MATERIAL FOR THIS TASK
▬▬▬▬▬▬▬▬▬▬
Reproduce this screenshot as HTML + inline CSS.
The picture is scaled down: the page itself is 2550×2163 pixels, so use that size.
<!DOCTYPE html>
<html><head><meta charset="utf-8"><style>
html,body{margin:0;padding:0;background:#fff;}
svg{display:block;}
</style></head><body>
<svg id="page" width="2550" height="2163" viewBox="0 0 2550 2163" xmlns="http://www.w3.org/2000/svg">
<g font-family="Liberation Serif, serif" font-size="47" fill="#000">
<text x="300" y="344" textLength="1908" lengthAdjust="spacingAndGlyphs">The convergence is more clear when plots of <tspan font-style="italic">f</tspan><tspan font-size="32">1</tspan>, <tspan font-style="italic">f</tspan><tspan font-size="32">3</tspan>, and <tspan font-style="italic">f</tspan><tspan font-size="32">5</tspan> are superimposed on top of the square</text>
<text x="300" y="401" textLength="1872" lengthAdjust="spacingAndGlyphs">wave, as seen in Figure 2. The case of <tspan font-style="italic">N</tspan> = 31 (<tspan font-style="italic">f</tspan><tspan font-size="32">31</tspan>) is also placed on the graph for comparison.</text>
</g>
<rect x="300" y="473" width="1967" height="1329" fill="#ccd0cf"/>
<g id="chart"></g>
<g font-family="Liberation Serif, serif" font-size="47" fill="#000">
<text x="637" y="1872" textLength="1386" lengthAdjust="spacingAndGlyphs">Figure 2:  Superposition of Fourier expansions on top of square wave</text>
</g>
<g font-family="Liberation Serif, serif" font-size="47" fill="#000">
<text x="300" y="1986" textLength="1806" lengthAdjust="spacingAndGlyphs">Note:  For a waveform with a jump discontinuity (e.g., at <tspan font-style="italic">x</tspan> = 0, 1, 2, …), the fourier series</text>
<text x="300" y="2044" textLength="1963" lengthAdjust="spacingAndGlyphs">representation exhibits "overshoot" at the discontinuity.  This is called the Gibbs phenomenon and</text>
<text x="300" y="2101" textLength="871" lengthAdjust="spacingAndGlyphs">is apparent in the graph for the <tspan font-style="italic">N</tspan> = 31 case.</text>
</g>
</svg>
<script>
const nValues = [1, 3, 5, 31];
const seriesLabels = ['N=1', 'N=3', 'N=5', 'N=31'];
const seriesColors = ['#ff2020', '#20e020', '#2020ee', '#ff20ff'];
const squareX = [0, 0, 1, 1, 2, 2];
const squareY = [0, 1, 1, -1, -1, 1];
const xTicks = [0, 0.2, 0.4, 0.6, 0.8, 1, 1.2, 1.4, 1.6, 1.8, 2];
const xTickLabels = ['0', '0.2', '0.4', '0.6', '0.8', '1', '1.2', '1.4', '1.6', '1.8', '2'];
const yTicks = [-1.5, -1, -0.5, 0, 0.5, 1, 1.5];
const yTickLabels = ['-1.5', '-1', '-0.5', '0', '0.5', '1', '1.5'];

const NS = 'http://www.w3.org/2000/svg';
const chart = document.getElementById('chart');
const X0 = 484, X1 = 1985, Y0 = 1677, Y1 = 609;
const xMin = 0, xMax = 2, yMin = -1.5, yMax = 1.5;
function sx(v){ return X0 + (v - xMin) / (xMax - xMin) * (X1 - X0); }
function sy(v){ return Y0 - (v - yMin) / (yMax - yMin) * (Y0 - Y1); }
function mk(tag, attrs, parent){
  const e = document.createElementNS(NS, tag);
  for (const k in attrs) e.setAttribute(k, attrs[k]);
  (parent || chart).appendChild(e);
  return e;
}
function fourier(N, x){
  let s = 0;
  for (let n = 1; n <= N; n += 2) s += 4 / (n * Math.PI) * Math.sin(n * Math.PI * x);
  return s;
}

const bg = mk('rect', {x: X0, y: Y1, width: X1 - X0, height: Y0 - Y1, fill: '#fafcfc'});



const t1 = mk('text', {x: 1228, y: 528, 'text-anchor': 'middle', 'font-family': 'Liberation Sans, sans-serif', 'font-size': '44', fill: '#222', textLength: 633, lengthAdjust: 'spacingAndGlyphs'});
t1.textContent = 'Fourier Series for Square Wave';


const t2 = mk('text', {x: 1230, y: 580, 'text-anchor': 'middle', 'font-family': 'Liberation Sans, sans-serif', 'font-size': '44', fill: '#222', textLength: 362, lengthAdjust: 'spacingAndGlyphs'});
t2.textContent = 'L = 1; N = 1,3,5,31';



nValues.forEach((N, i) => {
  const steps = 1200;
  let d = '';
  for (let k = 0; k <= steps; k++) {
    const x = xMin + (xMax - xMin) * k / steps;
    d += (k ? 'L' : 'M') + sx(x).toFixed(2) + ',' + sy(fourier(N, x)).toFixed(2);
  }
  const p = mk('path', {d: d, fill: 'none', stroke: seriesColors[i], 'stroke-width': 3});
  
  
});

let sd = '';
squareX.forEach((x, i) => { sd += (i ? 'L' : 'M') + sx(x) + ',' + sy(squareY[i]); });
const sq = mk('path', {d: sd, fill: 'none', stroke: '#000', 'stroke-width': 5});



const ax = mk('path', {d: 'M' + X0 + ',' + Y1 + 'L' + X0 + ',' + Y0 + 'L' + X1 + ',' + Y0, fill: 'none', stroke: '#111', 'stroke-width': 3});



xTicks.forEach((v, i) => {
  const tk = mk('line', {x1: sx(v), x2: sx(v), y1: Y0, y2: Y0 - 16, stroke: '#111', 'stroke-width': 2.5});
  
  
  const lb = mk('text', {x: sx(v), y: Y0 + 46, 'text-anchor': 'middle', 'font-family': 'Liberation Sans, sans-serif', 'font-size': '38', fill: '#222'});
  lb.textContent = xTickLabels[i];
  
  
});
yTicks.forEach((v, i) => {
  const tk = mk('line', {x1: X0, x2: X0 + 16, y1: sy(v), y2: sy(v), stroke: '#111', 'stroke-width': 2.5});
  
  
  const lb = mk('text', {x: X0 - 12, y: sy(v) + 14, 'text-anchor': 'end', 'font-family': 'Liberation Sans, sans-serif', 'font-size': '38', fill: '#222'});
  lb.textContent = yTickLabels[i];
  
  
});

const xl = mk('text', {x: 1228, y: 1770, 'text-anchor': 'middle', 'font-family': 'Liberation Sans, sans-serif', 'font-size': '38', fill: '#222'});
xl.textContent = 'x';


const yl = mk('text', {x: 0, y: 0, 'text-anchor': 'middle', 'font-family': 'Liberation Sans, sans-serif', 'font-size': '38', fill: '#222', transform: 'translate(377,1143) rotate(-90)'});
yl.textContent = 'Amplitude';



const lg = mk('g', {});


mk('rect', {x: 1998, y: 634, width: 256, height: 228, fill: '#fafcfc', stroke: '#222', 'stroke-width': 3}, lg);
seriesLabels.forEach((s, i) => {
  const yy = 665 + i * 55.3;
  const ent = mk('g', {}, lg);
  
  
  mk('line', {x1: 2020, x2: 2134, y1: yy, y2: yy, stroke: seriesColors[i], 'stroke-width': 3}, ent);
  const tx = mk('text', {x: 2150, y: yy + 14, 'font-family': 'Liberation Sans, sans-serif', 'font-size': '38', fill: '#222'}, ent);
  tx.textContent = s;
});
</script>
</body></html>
▬▬▬▬▬▬▬▬▬▬
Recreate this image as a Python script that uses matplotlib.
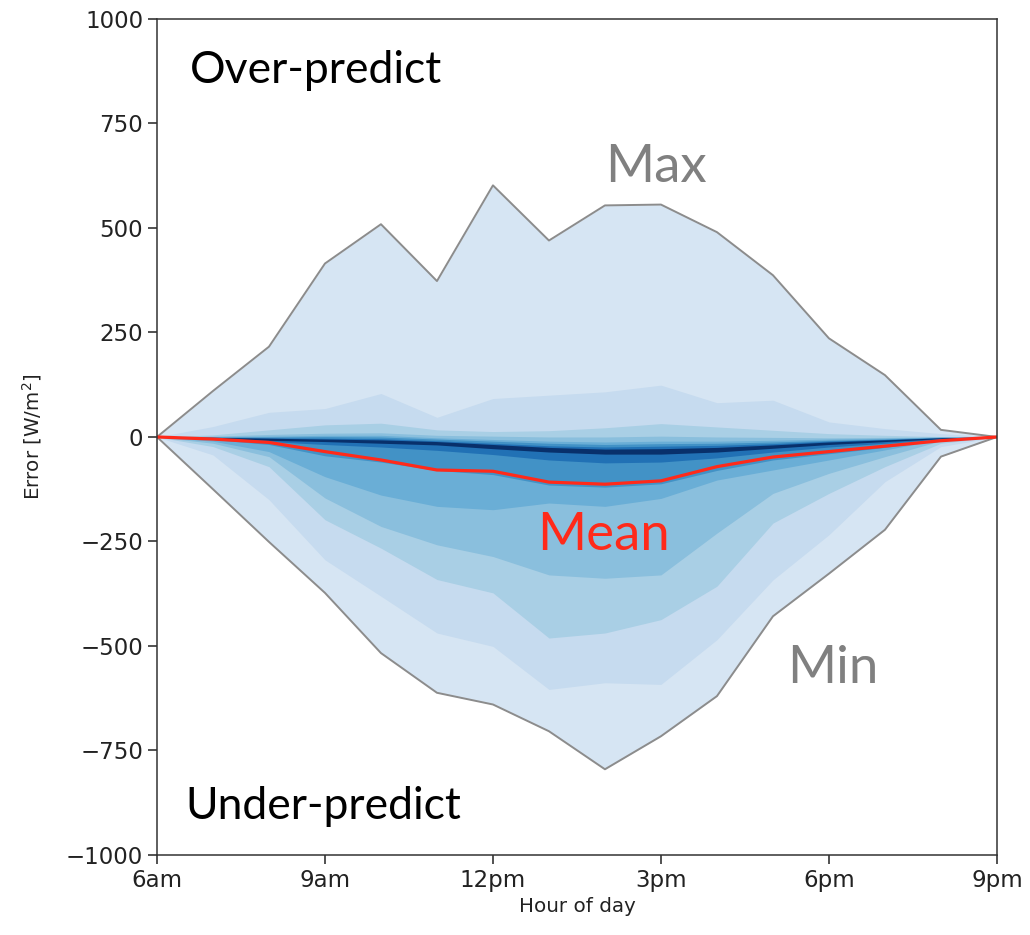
▬▬▬▬▬▬▬▬▬▬
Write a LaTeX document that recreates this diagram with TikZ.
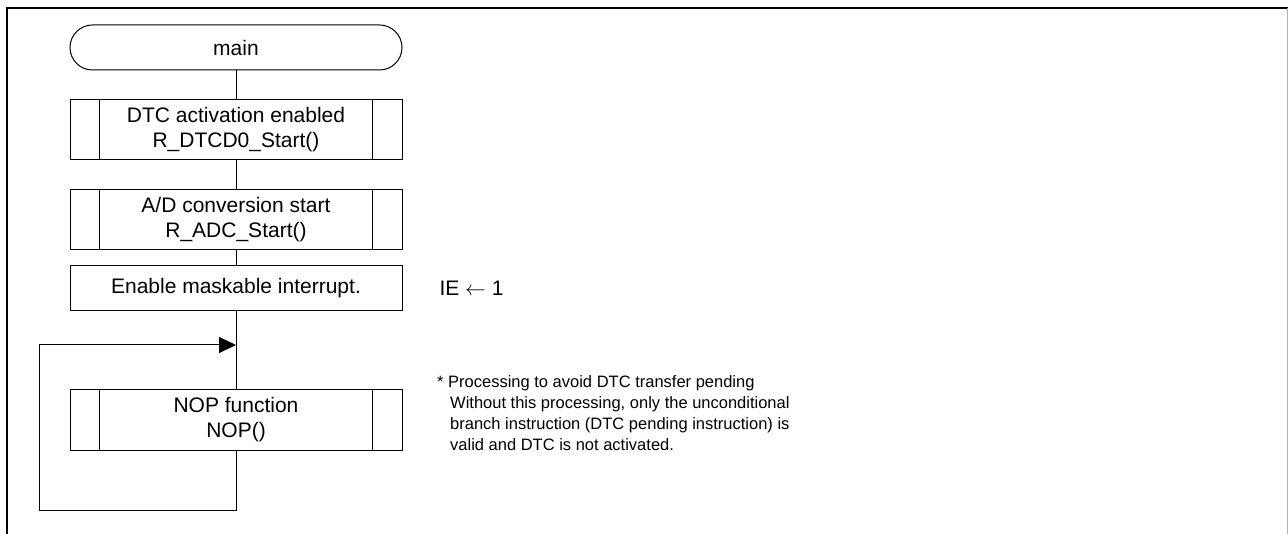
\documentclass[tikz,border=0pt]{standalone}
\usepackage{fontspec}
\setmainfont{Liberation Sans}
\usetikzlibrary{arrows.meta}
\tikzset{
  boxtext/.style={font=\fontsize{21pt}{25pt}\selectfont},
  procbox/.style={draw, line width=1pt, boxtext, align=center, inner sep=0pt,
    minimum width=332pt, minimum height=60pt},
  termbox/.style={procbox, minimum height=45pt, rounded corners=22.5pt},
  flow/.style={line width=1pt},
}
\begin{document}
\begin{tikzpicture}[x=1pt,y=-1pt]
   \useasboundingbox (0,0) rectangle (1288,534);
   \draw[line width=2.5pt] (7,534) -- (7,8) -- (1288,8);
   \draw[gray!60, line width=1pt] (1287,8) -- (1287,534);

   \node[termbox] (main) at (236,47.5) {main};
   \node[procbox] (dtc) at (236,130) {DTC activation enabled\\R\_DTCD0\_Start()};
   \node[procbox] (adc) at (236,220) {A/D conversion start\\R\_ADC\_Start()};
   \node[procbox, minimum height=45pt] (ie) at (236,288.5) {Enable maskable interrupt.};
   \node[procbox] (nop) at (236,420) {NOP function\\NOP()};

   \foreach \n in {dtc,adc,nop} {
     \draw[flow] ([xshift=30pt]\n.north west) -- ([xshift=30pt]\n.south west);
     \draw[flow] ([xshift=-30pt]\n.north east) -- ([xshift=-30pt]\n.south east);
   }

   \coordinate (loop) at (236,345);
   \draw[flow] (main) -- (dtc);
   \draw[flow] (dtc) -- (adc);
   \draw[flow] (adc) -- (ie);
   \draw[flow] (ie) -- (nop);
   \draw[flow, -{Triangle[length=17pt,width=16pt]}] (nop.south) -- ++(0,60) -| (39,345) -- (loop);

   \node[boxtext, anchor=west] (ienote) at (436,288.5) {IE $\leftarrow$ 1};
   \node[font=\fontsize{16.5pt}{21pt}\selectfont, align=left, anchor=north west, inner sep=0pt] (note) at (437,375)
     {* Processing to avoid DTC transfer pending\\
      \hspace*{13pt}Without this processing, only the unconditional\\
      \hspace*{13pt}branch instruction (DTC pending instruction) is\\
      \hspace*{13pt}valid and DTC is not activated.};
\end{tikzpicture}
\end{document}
▬▬▬▬▬▬▬▬▬▬
GIVEN EXERCISE
Reproduce the data above exactly, but only the lines from the one showing "Write a LaTeX" through the one showing "(1287,8) -- (1287,534);", with both ends kept and the pictures left out.

WRITTEN SOLUTION
Write a LaTeX document that recreates this diagram with TikZ.
\documentclass[tikz,border=0pt]{standalone}
\usepackage{fontspec}
\setmainfont{Liberation Sans}
\usetikzlibrary{arrows.meta}
\tikzset{
  boxtext/.style={font=\fontsize{21pt}{25pt}\selectfont},
  procbox/.style={draw, line width=1pt, boxtext, align=center, inner sep=0pt,
    minimum width=332pt, minimum height=60pt},
  termbox/.style={procbox, minimum height=45pt, rounded corners=22.5pt},
  flow/.style={line width=1pt},
}
\begin{document}
\begin{tikzpicture}[x=1pt,y=-1pt]
   \useasboundingbox (0,0) rectangle (1288,534);
   \draw[line width=2.5pt] (7,534) -- (7,8) -- (1288,8);
   \draw[gray!60, line width=1pt] (1287,8) -- (1287,534);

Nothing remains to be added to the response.